● **REQUIRED TASK**: Take the lines from the head of the listing through the one bearing "ax.spines[side].set_linewidth(1.8)" and copy them exactly, leaving every picture out.

● **GIVEN INFORMATION**:

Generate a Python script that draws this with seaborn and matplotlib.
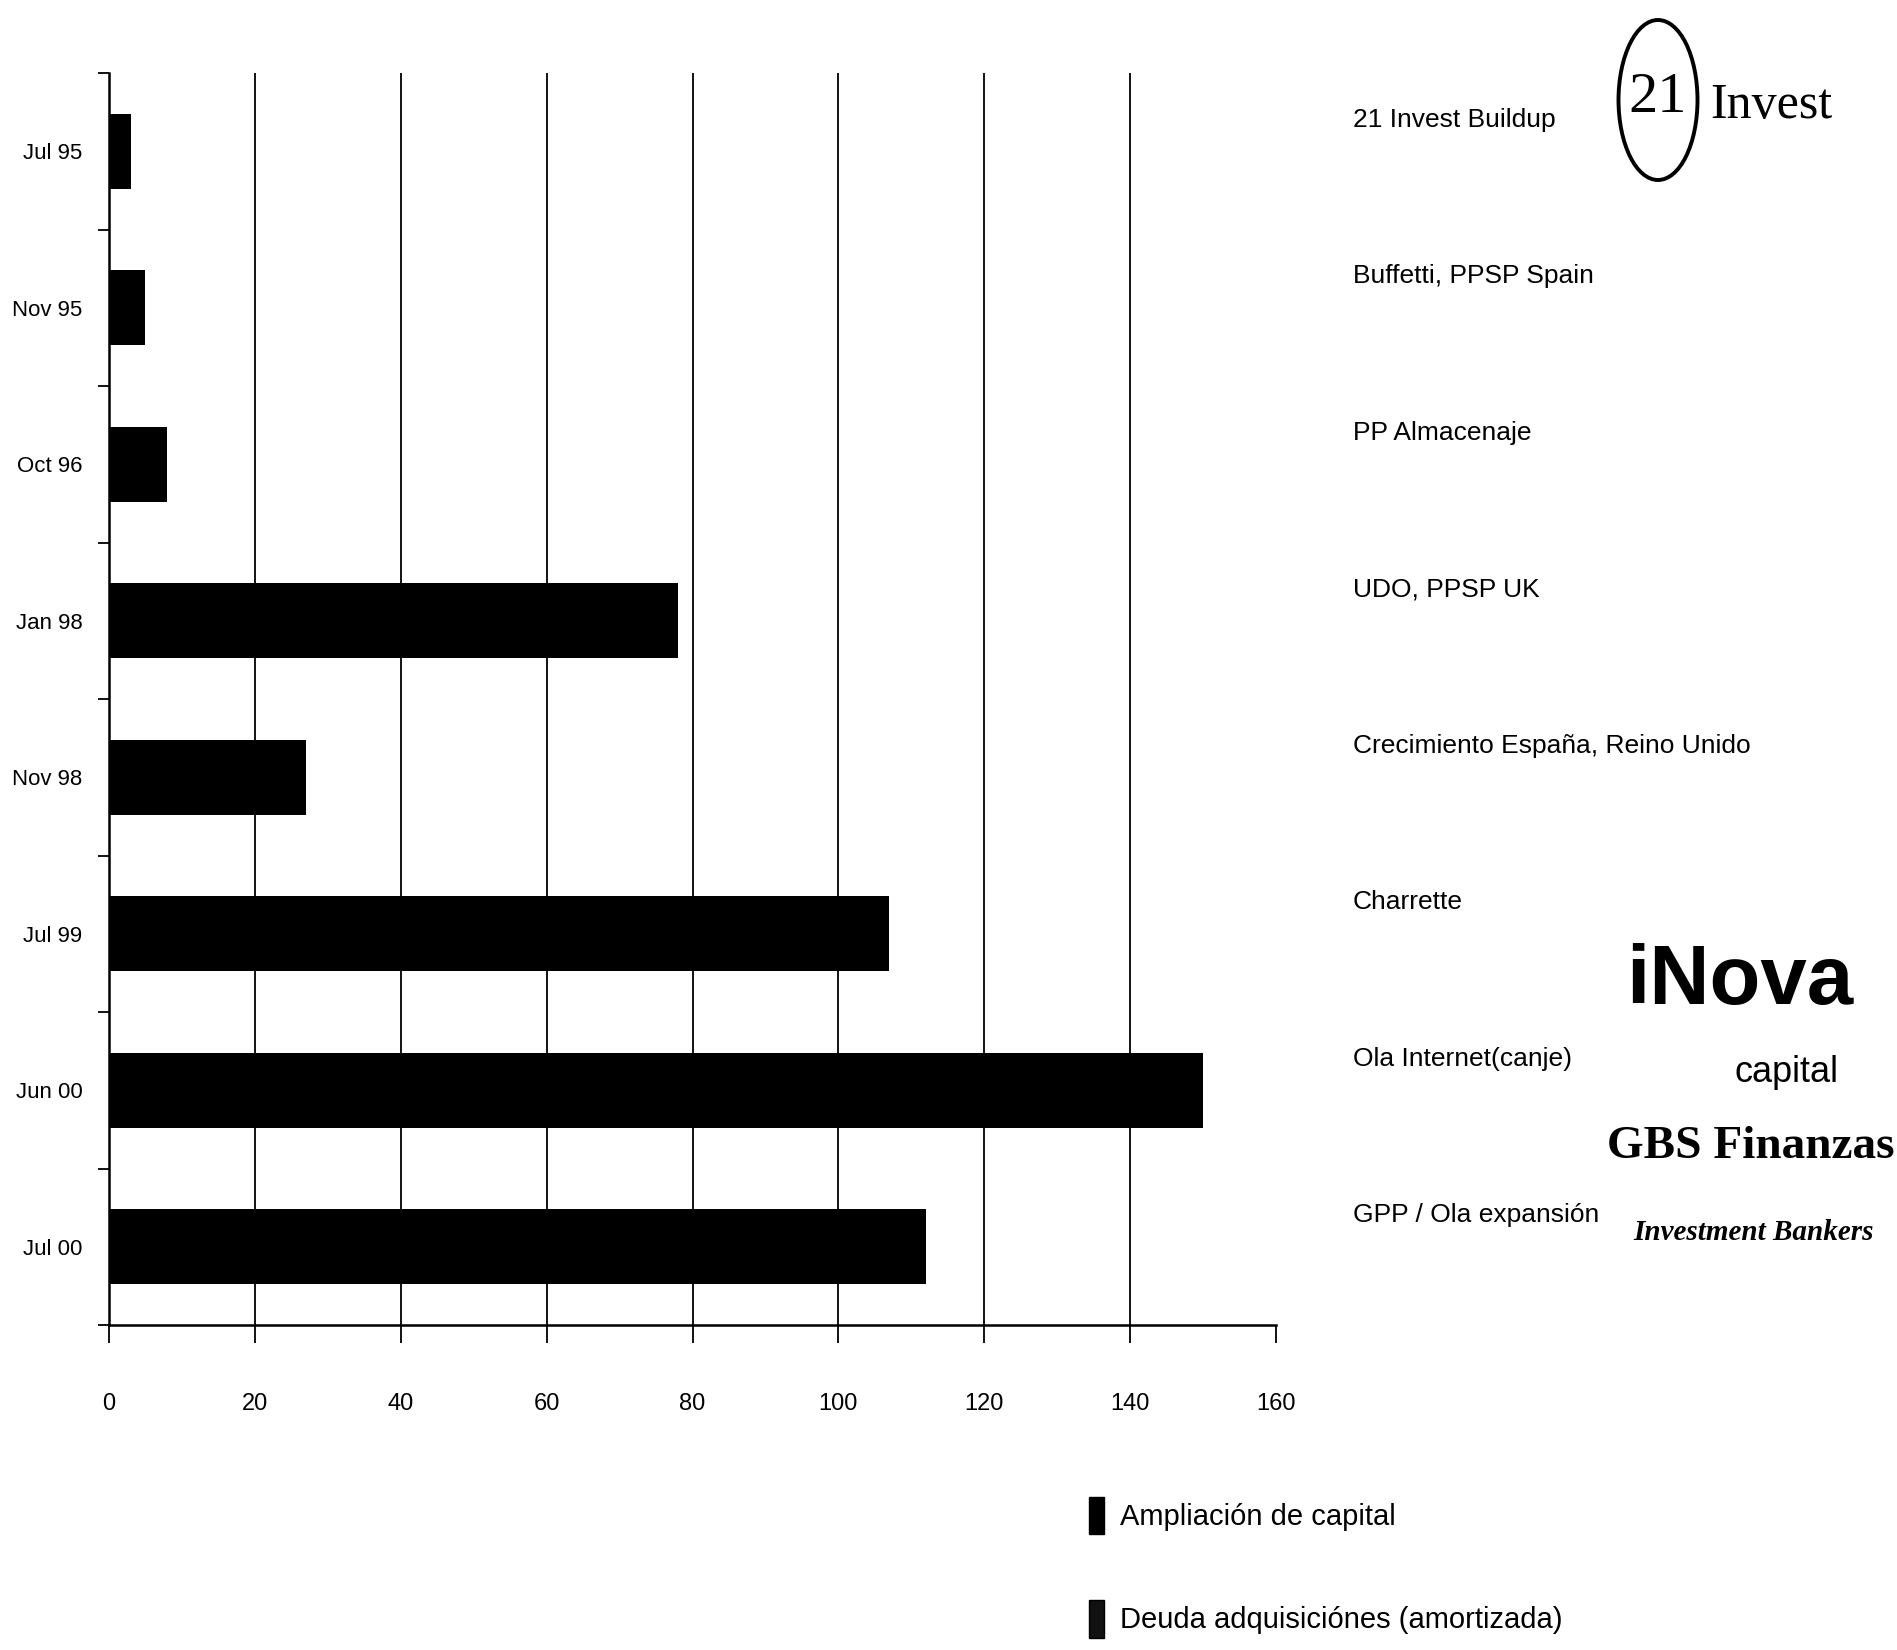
import matplotlib
matplotlib.use("Agg")
import matplotlib.pyplot as plt
import matplotlib.transforms as mtransforms
from matplotlib.patches import Ellipse, Patch
from matplotlib.ticker import FixedLocator
import seaborn as sns
import pandas as pd

# Capital raised per round (millions)
rounds = ["Jul 95", "Nov 95", "Oct 96", "Jan 98", "Nov 98", "Jul 99", "Jun 00", "Jul 00"]
ampliacion = [3, 5, 8, 78, 27, 107, 150, 112]
operaciones = [
    "21 Invest Buildup",
    "Buffetti, PPSP Spain",
    "PP Almacenaje",
    "UDO, PPSP UK",
    "Crecimiento España, Reino Unido",
    "Charrette",
    "Ola Internet(canje)",
    "GPP / Ola expansión",
]
series_labels = ["Ampliación de capital", "Deuda adquisiciónes (amortizada)"]
x_ticks = [0, 20, 40, 60, 80, 100, 120, 140, 160]

df = pd.DataFrame({"ronda": rounds, "importe": ampliacion})

sns.set_theme(style="white")
SANS = ["Liberation Sans", "DejaVu Sans"]
SERIF = ["Liberation Serif", "DejaVu Serif"]
plt.rcParams["font.family"] = SANS

W, H = 1897, 1650
fig = plt.figure(figsize=(W / 100, H / 100), dpi=100)
ax = fig.add_axes([109 / W, 1 - 1325 / H, (1276 - 109) / W, (1325 - 73) / H])

sns.barplot(data=df, y="ronda", x="importe", orient="h", color="black",
            width=0.48, edgecolor="black", linewidth=0, ax=ax, zorder=3)

ax.set_xlim(0, 160)
ax.set_ylim(len(rounds) - 0.5, -0.5)
ax.set_xlabel("")
ax.set_ylabel("")

# vertical grid lines at every 20, except the axis ends
for v in x_ticks[1:-1]:
    ax.axvline(v, color="black", lw=1.3, zorder=1)

for side in ("top", "right"):
    ax.spines[side].set_visible(False)
for side in ("left", "bottom"):
    ax.spines[side].set_color("black")
    ax.spines[side].set_linewidth(1.8)

ax.set_xticks(x_ticks)
ax.set_xticklabels([str(t) for t in x_ticks])
ax.tick_params(axis="x", direction="out", length=13, width=1.3, color="black",
               pad=36, labelsize=17, labelcolor="black", bottom=True)

ax.yaxis.set_minor_locator(FixedLocator([i - 0.5 for i in range(len(rounds) + 1)]))
ax.tick_params(axis="y", which="major", length=0, pad=19, labelsize=16,
               labelcolor="black")
ax.tick_params(axis="y", which="minor", direction="out", length=8, width=1.3,
               color="black", left=True)

# deal names beside each bar
trans = mtransforms.blended_transform_factory(fig.transFigure, ax.transData)
for i, name in enumerate(operaciones):
    ax.text(1353 / W, i - 0.2, name, transform=trans, ha="left", va="center",
            fontsize=19, color="black", clip_on=False)

# company marks
fig.patches.append(Ellipse((1658 / W, 1 - 100 / H), 79 / W, 160 / H,
                           transform=fig.transFigure, fill=False,
                           edgecolor="black", lw=2.8))
fig.text(1658 / W, 1 - 98 / H, "21", family=SERIF, fontsize=42,
         ha="center", va="center", color="black")
fig.text(1710 / W, 1 - 106 / H, "Invest", family=SERIF, fontsize=36,
         ha="left", va="center", color="black")

fig.text(1740 / W, 1 - 1004 / H, "iNova", family=SANS, fontsize=60,
         fontweight="bold", ha="center", va="baseline", color="black")
fig.text(1839 / W, 1 - 1082 / H, "capital", family=SANS, fontsize=26,
         ha="right", va="baseline", color="black")
fig.text(1751 / W, 1 - 1147 / H, "GBS Finanzas", family=SERIF, fontsize=34,
         fontweight="bold", ha="center", va="center", color="black")
fig.text(1754 / W, 1 - 1232 / H, "Investment Bankers", family=SERIF,
         fontsize=21, fontweight="bold", style="italic", ha="center",
         va="center", color="black")

handles = [Patch(facecolor="black", edgecolor="black"),
           Patch(facecolor="#111111", edgecolor="black")]
fig.legend(handles, series_labels, loc="upper left",
           bbox_to_anchor=(1089 / W, 1 - 1497 / H), frameon=False,
           fontsize=21, handlelength=0.5, handleheight=1.6,
           handletextpad=0.55, labelspacing=2.25, borderpad=0,
           borderaxespad=0, labelcolor="black")

fig.savefig("out.png", dpi=100, facecolor="white")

● **RESULT BELOW**:
Generate a Python script that draws this with seaborn and matplotlib.
import matplotlib
matplotlib.use("Agg")
import matplotlib.pyplot as plt
import matplotlib.transforms as mtransforms
from matplotlib.patches import Ellipse, Patch
from matplotlib.ticker import FixedLocator
import seaborn as sns
import pandas as pd

# Capital raised per round (millions)
rounds = ["Jul 95", "Nov 95", "Oct 96", "Jan 98", "Nov 98", "Jul 99", "Jun 00", "Jul 00"]
ampliacion = [3, 5, 8, 78, 27, 107, 150, 112]
operaciones = [
    "21 Invest Buildup",
    "Buffetti, PPSP Spain",
    "PP Almacenaje",
    "UDO, PPSP UK",
    "Crecimiento España, Reino Unido",
    "Charrette",
    "Ola Internet(canje)",
    "GPP / Ola expansión",
]
series_labels = ["Ampliación de capital", "Deuda adquisiciónes (amortizada)"]
x_ticks = [0, 20, 40, 60, 80, 100, 120, 140, 160]

df = pd.DataFrame({"ronda": rounds, "importe": ampliacion})

sns.set_theme(style="white")
SANS = ["Liberation Sans", "DejaVu Sans"]
SERIF = ["Liberation Serif", "DejaVu Serif"]
plt.rcParams["font.family"] = SANS

W, H = 1897, 1650
fig = plt.figure(figsize=(W / 100, H / 100), dpi=100)
ax = fig.add_axes([109 / W, 1 - 1325 / H, (1276 - 109) / W, (1325 - 73) / H])

sns.barplot(data=df, y="ronda", x="importe", orient="h", color="black",
            width=0.48, edgecolor="black", linewidth=0, ax=ax, zorder=3)

ax.set_xlim(0, 160)
ax.set_ylim(len(rounds) - 0.5, -0.5)
ax.set_xlabel("")
ax.set_ylabel("")

# vertical grid lines at every 20, except the axis ends
for v in x_ticks[1:-1]:
    ax.axvline(v, color="black", lw=1.3, zorder=1)

for side in ("top", "right"):
    ax.spines[side].set_visible(False)
for side in ("left", "bottom"):
    ax.spines[side].set_color("black")
    ax.spines[side].set_linewidth(1.8)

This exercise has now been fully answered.